Exercise aim:
Every line of the listing must be reproduced as it stands. Leave the images behind.
------
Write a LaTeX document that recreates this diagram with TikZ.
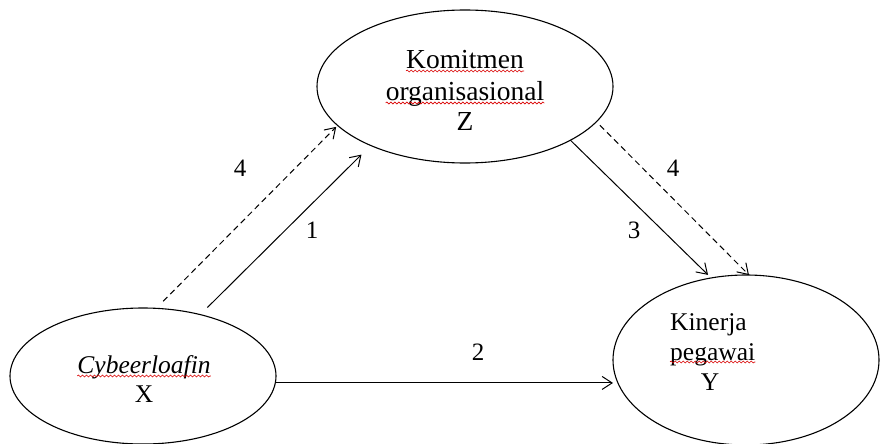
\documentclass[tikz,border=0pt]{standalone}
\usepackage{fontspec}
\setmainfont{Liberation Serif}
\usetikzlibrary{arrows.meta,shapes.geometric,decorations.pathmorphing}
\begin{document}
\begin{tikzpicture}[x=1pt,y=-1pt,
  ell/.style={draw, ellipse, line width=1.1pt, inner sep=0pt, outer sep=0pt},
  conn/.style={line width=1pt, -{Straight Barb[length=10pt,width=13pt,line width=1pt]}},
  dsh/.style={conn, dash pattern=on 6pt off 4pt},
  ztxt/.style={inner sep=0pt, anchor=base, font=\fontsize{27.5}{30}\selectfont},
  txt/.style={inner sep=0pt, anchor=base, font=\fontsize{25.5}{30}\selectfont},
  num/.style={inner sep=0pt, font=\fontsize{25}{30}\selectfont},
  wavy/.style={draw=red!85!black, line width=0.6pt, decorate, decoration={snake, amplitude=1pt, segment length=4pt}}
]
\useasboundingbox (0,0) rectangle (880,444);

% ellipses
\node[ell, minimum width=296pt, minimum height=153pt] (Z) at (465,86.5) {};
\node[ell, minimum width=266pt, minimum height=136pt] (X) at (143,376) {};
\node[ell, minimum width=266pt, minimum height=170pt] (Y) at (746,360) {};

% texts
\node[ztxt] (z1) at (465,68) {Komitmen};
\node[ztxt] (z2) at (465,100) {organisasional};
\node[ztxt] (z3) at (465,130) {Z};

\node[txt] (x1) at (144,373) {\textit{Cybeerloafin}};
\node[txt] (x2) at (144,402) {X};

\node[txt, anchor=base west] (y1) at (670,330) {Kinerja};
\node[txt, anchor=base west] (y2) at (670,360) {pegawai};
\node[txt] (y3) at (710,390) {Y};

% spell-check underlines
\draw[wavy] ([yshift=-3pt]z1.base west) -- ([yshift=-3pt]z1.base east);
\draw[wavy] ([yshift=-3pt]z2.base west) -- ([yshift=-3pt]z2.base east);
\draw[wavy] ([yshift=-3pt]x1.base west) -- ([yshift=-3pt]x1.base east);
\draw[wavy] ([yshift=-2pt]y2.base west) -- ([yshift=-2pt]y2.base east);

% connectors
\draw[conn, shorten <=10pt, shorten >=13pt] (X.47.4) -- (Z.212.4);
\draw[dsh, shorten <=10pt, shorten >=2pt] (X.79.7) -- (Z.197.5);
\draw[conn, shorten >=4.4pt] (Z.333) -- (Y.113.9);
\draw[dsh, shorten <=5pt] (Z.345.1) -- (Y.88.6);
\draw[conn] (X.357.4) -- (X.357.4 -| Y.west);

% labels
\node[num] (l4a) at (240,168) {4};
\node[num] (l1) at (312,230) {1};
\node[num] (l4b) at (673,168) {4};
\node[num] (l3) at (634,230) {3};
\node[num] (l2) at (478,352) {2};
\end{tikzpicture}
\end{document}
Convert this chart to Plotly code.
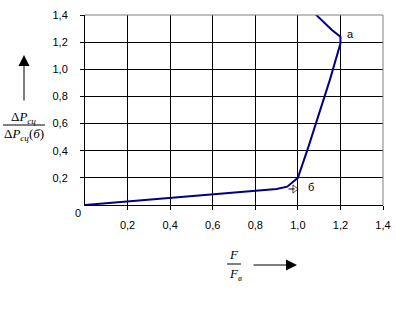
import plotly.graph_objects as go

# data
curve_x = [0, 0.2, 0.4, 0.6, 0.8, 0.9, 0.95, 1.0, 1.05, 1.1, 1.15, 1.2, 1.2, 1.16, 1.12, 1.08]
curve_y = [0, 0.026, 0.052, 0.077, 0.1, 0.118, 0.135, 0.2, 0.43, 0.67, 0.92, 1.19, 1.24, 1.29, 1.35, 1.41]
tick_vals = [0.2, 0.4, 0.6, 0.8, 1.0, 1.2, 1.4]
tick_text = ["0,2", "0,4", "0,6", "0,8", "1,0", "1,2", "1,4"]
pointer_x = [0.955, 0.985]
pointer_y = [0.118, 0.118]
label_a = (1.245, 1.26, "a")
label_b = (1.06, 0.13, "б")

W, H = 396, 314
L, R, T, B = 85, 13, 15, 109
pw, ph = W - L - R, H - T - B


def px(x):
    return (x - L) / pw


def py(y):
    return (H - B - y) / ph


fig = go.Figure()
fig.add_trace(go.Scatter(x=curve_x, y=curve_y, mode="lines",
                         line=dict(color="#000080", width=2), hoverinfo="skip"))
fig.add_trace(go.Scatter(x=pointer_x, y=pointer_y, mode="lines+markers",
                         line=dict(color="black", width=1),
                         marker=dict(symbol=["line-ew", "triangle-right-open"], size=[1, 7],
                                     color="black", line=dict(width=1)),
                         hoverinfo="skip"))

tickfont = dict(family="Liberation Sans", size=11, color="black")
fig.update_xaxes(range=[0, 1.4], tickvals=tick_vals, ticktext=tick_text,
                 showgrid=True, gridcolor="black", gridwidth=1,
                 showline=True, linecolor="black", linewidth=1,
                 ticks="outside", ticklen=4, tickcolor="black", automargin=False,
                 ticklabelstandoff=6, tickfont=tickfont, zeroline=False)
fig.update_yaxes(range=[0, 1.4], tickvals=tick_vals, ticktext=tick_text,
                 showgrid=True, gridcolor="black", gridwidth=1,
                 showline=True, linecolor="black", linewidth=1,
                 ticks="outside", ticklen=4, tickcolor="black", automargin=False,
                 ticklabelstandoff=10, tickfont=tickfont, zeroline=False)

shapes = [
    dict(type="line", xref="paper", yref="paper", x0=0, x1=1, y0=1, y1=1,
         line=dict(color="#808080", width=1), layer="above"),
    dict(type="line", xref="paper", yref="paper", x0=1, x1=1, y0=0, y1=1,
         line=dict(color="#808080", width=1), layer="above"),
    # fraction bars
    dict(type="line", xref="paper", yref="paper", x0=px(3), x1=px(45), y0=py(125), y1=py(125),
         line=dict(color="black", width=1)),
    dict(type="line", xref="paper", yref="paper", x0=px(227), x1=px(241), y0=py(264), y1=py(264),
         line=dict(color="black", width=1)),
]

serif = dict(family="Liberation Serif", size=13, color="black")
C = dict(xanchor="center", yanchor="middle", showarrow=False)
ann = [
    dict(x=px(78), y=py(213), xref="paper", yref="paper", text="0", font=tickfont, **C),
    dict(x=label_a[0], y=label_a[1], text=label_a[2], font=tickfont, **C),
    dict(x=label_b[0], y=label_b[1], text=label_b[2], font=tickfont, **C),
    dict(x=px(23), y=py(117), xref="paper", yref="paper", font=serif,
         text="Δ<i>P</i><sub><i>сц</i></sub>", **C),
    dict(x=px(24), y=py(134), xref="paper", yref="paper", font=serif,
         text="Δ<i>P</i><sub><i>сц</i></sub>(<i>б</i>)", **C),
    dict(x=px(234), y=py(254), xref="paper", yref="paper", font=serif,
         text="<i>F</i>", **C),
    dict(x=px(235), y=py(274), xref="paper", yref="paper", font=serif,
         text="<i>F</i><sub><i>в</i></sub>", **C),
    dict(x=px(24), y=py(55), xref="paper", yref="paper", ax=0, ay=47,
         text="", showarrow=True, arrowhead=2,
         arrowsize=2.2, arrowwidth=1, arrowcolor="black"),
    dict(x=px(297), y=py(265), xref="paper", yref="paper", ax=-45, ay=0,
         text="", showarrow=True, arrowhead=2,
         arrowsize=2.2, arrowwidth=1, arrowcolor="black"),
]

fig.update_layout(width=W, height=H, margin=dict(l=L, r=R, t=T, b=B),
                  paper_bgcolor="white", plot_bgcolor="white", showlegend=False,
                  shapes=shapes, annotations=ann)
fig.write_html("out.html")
------
Task response:
Write a LaTeX document that recreates this diagram with TikZ.
\documentclass[tikz,border=0pt]{standalone}
\usepackage{fontspec}
\setmainfont{Liberation Serif}
\usetikzlibrary{arrows.meta,shapes.geometric,decorations.pathmorphing}
\begin{document}
\begin{tikzpicture}[x=1pt,y=-1pt,
  ell/.style={draw, ellipse, line width=1.1pt, inner sep=0pt, outer sep=0pt},
  conn/.style={line width=1pt, -{Straight Barb[length=10pt,width=13pt,line width=1pt]}},
  dsh/.style={conn, dash pattern=on 6pt off 4pt},
  ztxt/.style={inner sep=0pt, anchor=base, font=\fontsize{27.5}{30}\selectfont},
  txt/.style={inner sep=0pt, anchor=base, font=\fontsize{25.5}{30}\selectfont},
  num/.style={inner sep=0pt, font=\fontsize{25}{30}\selectfont},
  wavy/.style={draw=red!85!black, line width=0.6pt, decorate, decoration={snake, amplitude=1pt, segment length=4pt}}
]
\useasboundingbox (0,0) rectangle (880,444);

% ellipses
\node[ell, minimum width=296pt, minimum height=153pt] (Z) at (465,86.5) {};
\node[ell, minimum width=266pt, minimum height=136pt] (X) at (143,376) {};
\node[ell, minimum width=266pt, minimum height=170pt] (Y) at (746,360) {};

% texts
\node[ztxt] (z1) at (465,68) {Komitmen};
\node[ztxt] (z2) at (465,100) {organisasional};
\node[ztxt] (z3) at (465,130) {Z};

\node[txt] (x1) at (144,373) {\textit{Cybeerloafin}};
\node[txt] (x2) at (144,402) {X};

\node[txt, anchor=base west] (y1) at (670,330) {Kinerja};
\node[txt, anchor=base west] (y2) at (670,360) {pegawai};
\node[txt] (y3) at (710,390) {Y};

% spell-check underlines
\draw[wavy] ([yshift=-3pt]z1.base west) -- ([yshift=-3pt]z1.base east);
\draw[wavy] ([yshift=-3pt]z2.base west) -- ([yshift=-3pt]z2.base east);
\draw[wavy] ([yshift=-3pt]x1.base west) -- ([yshift=-3pt]x1.base east);
\draw[wavy] ([yshift=-2pt]y2.base west) -- ([yshift=-2pt]y2.base east);

% connectors
\draw[conn, shorten <=10pt, shorten >=13pt] (X.47.4) -- (Z.212.4);
\draw[dsh, shorten <=10pt, shorten >=2pt] (X.79.7) -- (Z.197.5);
\draw[conn, shorten >=4.4pt] (Z.333) -- (Y.113.9);
\draw[dsh, shorten <=5pt] (Z.345.1) -- (Y.88.6);
\draw[conn] (X.357.4) -- (X.357.4 -| Y.west);

% labels
\node[num] (l4a) at (240,168) {4};
\node[num] (l1) at (312,230) {1};
\node[num] (l4b) at (673,168) {4};
\node[num] (l3) at (634,230) {3};
\node[num] (l2) at (478,352) {2};
\end{tikzpicture}
\end{document}
Convert this chart to Plotly code.
import plotly.graph_objects as go

# data
curve_x = [0, 0.2, 0.4, 0.6, 0.8, 0.9, 0.95, 1.0, 1.05, 1.1, 1.15, 1.2, 1.2, 1.16, 1.12, 1.08]
curve_y = [0, 0.026, 0.052, 0.077, 0.1, 0.118, 0.135, 0.2, 0.43, 0.67, 0.92, 1.19, 1.24, 1.29, 1.35, 1.41]
tick_vals = [0.2, 0.4, 0.6, 0.8, 1.0, 1.2, 1.4]
tick_text = ["0,2", "0,4", "0,6", "0,8", "1,0", "1,2", "1,4"]
pointer_x = [0.955, 0.985]
pointer_y = [0.118, 0.118]
label_a = (1.245, 1.26, "a")
label_b = (1.06, 0.13, "б")

W, H = 396, 314
L, R, T, B = 85, 13, 15, 109
pw, ph = W - L - R, H - T - B


def px(x):
    return (x - L) / pw


def py(y):
    return (H - B - y) / ph


fig = go.Figure()
fig.add_trace(go.Scatter(x=curve_x, y=curve_y, mode="lines",
                         line=dict(color="#000080", width=2), hoverinfo="skip"))
fig.add_trace(go.Scatter(x=pointer_x, y=pointer_y, mode="lines+markers",
                         line=dict(color="black", width=1),
                         marker=dict(symbol=["line-ew", "triangle-right-open"], size=[1, 7],
                                     color="black", line=dict(width=1)),
                         hoverinfo="skip"))

tickfont = dict(family="Liberation Sans", size=11, color="black")
fig.update_xaxes(range=[0, 1.4], tickvals=tick_vals, ticktext=tick_text,
                 showgrid=True, gridcolor="black", gridwidth=1,
                 showline=True, linecolor="black", linewidth=1,
                 ticks="outside", ticklen=4, tickcolor="black", automargin=False,
                 ticklabelstandoff=6, tickfont=tickfont, zeroline=False)
fig.update_yaxes(range=[0, 1.4], tickvals=tick_vals, ticktext=tick_text,
                 showgrid=True, gridcolor="black", gridwidth=1,
                 showline=True, linecolor="black", linewidth=1,
                 ticks="outside", ticklen=4, tickcolor="black", automargin=False,
                 ticklabelstandoff=10, tickfont=tickfont, zeroline=False)

shapes = [
    dict(type="line", xref="paper", yref="paper", x0=0, x1=1, y0=1, y1=1,
         line=dict(color="#808080", width=1), layer="above"),
    dict(type="line", xref="paper", yref="paper", x0=1, x1=1, y0=0, y1=1,
         line=dict(color="#808080", width=1), layer="above"),
    # fraction bars
    dict(type="line", xref="paper", yref="paper", x0=px(3), x1=px(45), y0=py(125), y1=py(125),
         line=dict(color="black", width=1)),
    dict(type="line", xref="paper", yref="paper", x0=px(227), x1=px(241), y0=py(264), y1=py(264),
         line=dict(color="black", width=1)),
]

serif = dict(family="Liberation Serif", size=13, color="black")
C = dict(xanchor="center", yanchor="middle", showarrow=False)
ann = [
    dict(x=px(78), y=py(213), xref="paper", yref="paper", text="0", font=tickfont, **C),
    dict(x=label_a[0], y=label_a[1], text=label_a[2], font=tickfont, **C),
    dict(x=label_b[0], y=label_b[1], text=label_b[2], font=tickfont, **C),
    dict(x=px(23), y=py(117), xref="paper", yref="paper", font=serif,
         text="Δ<i>P</i><sub><i>сц</i></sub>", **C),
    dict(x=px(24), y=py(134), xref="paper", yref="paper", font=serif,
         text="Δ<i>P</i><sub><i>сц</i></sub>(<i>б</i>)", **C),
    dict(x=px(234), y=py(254), xref="paper", yref="paper", font=serif,
         text="<i>F</i>", **C),
    dict(x=px(235), y=py(274), xref="paper", yref="paper", font=serif,
         text="<i>F</i><sub><i>в</i></sub>", **C),
    dict(x=px(24), y=py(55), xref="paper", yref="paper", ax=0, ay=47,
         text="", showarrow=True, arrowhead=2,
         arrowsize=2.2, arrowwidth=1, arrowcolor="black"),
    dict(x=px(297), y=py(265), xref="paper", yref="paper", ax=-45, ay=0,
         text="", showarrow=True, arrowhead=2,
         arrowsize=2.2, arrowwidth=1, arrowcolor="black"),
]

fig.update_layout(width=W, height=H, margin=dict(l=L, r=R, t=T, b=B),
                  paper_bgcolor="white", plot_bgcolor="white", showlegend=False,
                  shapes=shapes, annotations=ann)
fig.write_html("out.html")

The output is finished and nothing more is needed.